** BEGIN Provided material **

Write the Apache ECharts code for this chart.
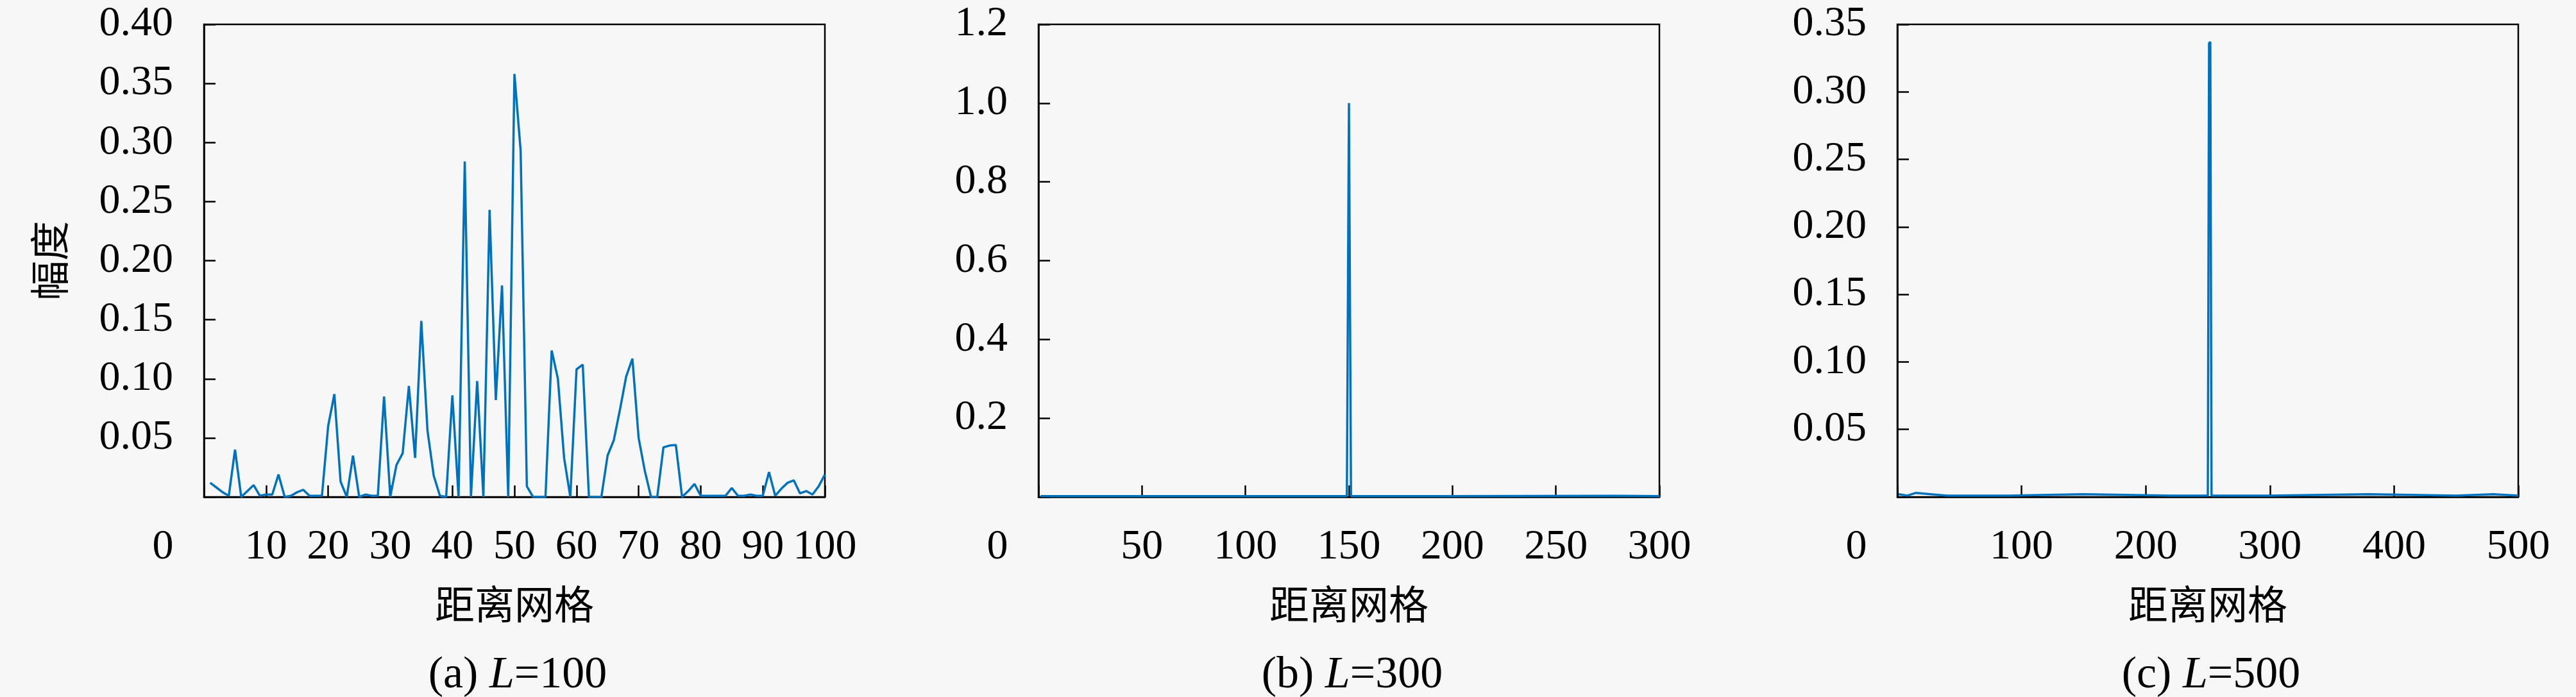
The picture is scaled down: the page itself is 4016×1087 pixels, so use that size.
<!DOCTYPE html>
<html>
<head>
<meta charset="utf-8">
<script src="https://cdn.jsdelivr.net/npm/echarts@6/dist/echarts.min.js"></script>
<style>
  html, body { margin: 0; padding: 0; background: #f7f7f7; }
  #main { width: 4016px; height: 1087px; }
</style>
</head>
<body>
<div id="main"></div>
<script>
var myChart = echarts.init(document.getElementById('main'));

// (a) L=100, amplitude per range cell 1..100
var ampA = [
  0.012, 0.008, 0.004, 0.001, 0.040, 0.000, 0.005, 0.010, 0.001, 0.002,
  0.002, 0.019, 0.000, 0.001, 0.004, 0.006, 0.001, 0.001, 0.001, 0.060,
  0.087, 0.013, 0.000, 0.035, 0.000, 0.002, 0.001, 0.001, 0.085, 0.000,
  0.027, 0.037, 0.094, 0.033, 0.149, 0.056, 0.018, 0.001, 0.000, 0.086,
  0.000, 0.284, 0.000, 0.098, 0.000, 0.243, 0.082, 0.179, 0.000, 0.358,
  0.293, 0.009, 0.000, 0.000, 0.000, 0.124, 0.100, 0.033, 0.000, 0.108,
  0.112, 0.000, 0.000, 0.000, 0.035, 0.048, 0.074, 0.102, 0.117, 0.050,
  0.022, 0.000, 0.000, 0.042, 0.0435, 0.044, 0.000, 0.005, 0.011, 0.001,
  0.001, 0.001, 0.001, 0.001, 0.0075, 0.001, 0.001, 0.002, 0.001, 0.001,
  0.021, 0.001, 0.007, 0.012, 0.014, 0.003, 0.005, 0.002, 0.009, 0.019
];

// (b) L=300, single peak at cell 150, flat baseline elsewhere
var cellsB = [1, 60, 120, 149, 150, 151, 200, 280, 300];
var ampB   = [0.002, 0.002, 0.002, 0.002, 1.0, 0.002, 0.002, 0.003, 0.002];

// (c) L=500, peak at cells 251-252
var cellsC = [1, 8, 15, 40, 90, 150, 220, 250, 251, 252, 253, 300, 380, 450, 480, 500];
var ampC   = [0.002, 0.001, 0.003, 0.001, 0.001, 0.002, 0.001, 0.001, 0.336, 0.337, 0.001, 0.001, 0.002, 0.001, 0.002, 0.001];

var captions = ['(a) {i|L}=100', '(b) {i|L}=300', '(c) {i|L}=500'];
var xMax = [100, 300, 500];
var xStep = [10, 50, 100];
var yMax = [0.4, 1.2, 0.35];
var yStep = [0.05, 0.2, 0.05];
var yDigits = [2, 1, 2];

var seriesA = ampA.map(function (v, i) { return [i + 1, v]; });
var seriesB = cellsB.map(function (x, i) { return [x, ampB[i]]; });
var seriesC = cellsC.map(function (x, i) { return [x, ampC[i]]; });

var serif = 'Liberation Serif';
var cjk = 'Noto Sans CJK SC';
var lefts = [318, 1619, 2958];
var plotW = 968;

var grids = [], xAxes = [], yAxes = [], titles = [];
for (var k = 0; k < 3; k++) {
  grids.push({
    left: lefts[k], top: 38, width: plotW, height: 737,
    show: true, borderColor: '#000', borderWidth: 2.5, backgroundColor: 'transparent'
  });
  xAxes.push({
    gridIndex: k, type: 'value', min: 0, max: xMax[k], interval: xStep[k],
    name: '距离网格', nameLocation: 'middle', nameGap: 136,
    nameTextStyle: { fontFamily: cjk, fontSize: 62, color: '#000' },
    axisLine: { lineStyle: { color: '#000', width: 2.5 } },
    axisTick: { inside: true, length: 18, lineStyle: { color: '#000', width: 2.5 } },
    axisLabel: {
      margin: 46, color: '#000', fontFamily: serif, fontSize: 66,
      formatter: function (v) { return v === 0 ? '{o|0}' : String(v); },
      rich: { o: { fontFamily: serif, fontSize: 66, color: '#000', padding: [0, 128, 0, 0] } }
    },
    splitLine: { show: false }
  });
  (function (d) {
    yAxes.push({
      gridIndex: k, type: 'value', min: 0, max: yMax[k], interval: yStep[k],
      axisLine: { show: true, lineStyle: { color: '#000', width: 2.5 } },
      axisTick: { show: true, inside: true, length: 18, lineStyle: { color: '#000', width: 2.5 } },
      axisLabel: {
        margin: 48, color: '#000', fontFamily: serif, fontSize: 66,
        formatter: function (v) { return v === 0 ? '' : v.toFixed(d); }
      },
      splitLine: { show: false }
    });
  })(yDigits[k]);
  titles.push({
    text: captions[k], left: lefts[k] + plotW / 2, top: 1014, textAlign: 'center',
    textStyle: {
      fontFamily: serif, fontSize: 70, fontWeight: 'normal', color: '#000',
      rich: { i: { fontFamily: serif, fontSize: 70, fontStyle: 'italic', color: '#000' } }
    }
  });
}
yAxes[0].name = '幅度';
yAxes[0].nameLocation = 'middle';
yAxes[0].nameGap = 210;
yAxes[0].nameRotate = 90;
yAxes[0].nameTextStyle = { fontFamily: cjk, fontSize: 62, color: '#000' };

var lineStyle = { color: '#0072BD', width: 3.5 };
var option = {
  backgroundColor: '#f7f7f7',
  animation: false,
  title: titles,
  grid: grids,
  xAxis: xAxes,
  yAxis: yAxes,
  series: [
    { type: 'line', xAxisIndex: 0, yAxisIndex: 0, data: seriesA, showSymbol: false, lineStyle: lineStyle },
    { type: 'line', xAxisIndex: 1, yAxisIndex: 1, data: seriesB, showSymbol: false, lineStyle: lineStyle },
    { type: 'line', xAxisIndex: 2, yAxisIndex: 2, data: seriesC, showSymbol: false, lineStyle: lineStyle }
  ]
};
myChart.setOption(option);
</script>
</body>
</html>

** END Provided material **

[Work required]: Pictures excluded, repeat exactly the lines from the top of the material through the line with "0.001, 0.002, 0.001];", including both of those lines.

[Exercise response]:
Write the Apache ECharts code for this chart.
The picture is scaled down: the page itself is 4016×1087 pixels, so use that size.
<!DOCTYPE html>
<html>
<head>
<meta charset="utf-8">
<script src="https://cdn.jsdelivr.net/npm/echarts@6/dist/echarts.min.js"></script>
<style>
  html, body { margin: 0; padding: 0; background: #f7f7f7; }
  #main { width: 4016px; height: 1087px; }
</style>
</head>
<body>
<div id="main"></div>
<script>
var myChart = echarts.init(document.getElementById('main'));

// (a) L=100, amplitude per range cell 1..100
var ampA = [
  0.012, 0.008, 0.004, 0.001, 0.040, 0.000, 0.005, 0.010, 0.001, 0.002,
  0.002, 0.019, 0.000, 0.001, 0.004, 0.006, 0.001, 0.001, 0.001, 0.060,
  0.087, 0.013, 0.000, 0.035, 0.000, 0.002, 0.001, 0.001, 0.085, 0.000,
  0.027, 0.037, 0.094, 0.033, 0.149, 0.056, 0.018, 0.001, 0.000, 0.086,
  0.000, 0.284, 0.000, 0.098, 0.000, 0.243, 0.082, 0.179, 0.000, 0.358,
  0.293, 0.009, 0.000, 0.000, 0.000, 0.124, 0.100, 0.033, 0.000, 0.108,
  0.112, 0.000, 0.000, 0.000, 0.035, 0.048, 0.074, 0.102, 0.117, 0.050,
  0.022, 0.000, 0.000, 0.042, 0.0435, 0.044, 0.000, 0.005, 0.011, 0.001,
  0.001, 0.001, 0.001, 0.001, 0.0075, 0.001, 0.001, 0.002, 0.001, 0.001,
  0.021, 0.001, 0.007, 0.012, 0.014, 0.003, 0.005, 0.002, 0.009, 0.019
];

// (b) L=300, single peak at cell 150, flat baseline elsewhere
var cellsB = [1, 60, 120, 149, 150, 151, 200, 280, 300];
var ampB   = [0.002, 0.002, 0.002, 0.002, 1.0, 0.002, 0.002, 0.003, 0.002];

// (c) L=500, peak at cells 251-252
var cellsC = [1, 8, 15, 40, 90, 150, 220, 250, 251, 252, 253, 300, 380, 450, 480, 500];
var ampC   = [0.002, 0.001, 0.003, 0.001, 0.001, 0.002, 0.001, 0.001, 0.336, 0.337, 0.001, 0.001, 0.002, 0.001, 0.002, 0.001];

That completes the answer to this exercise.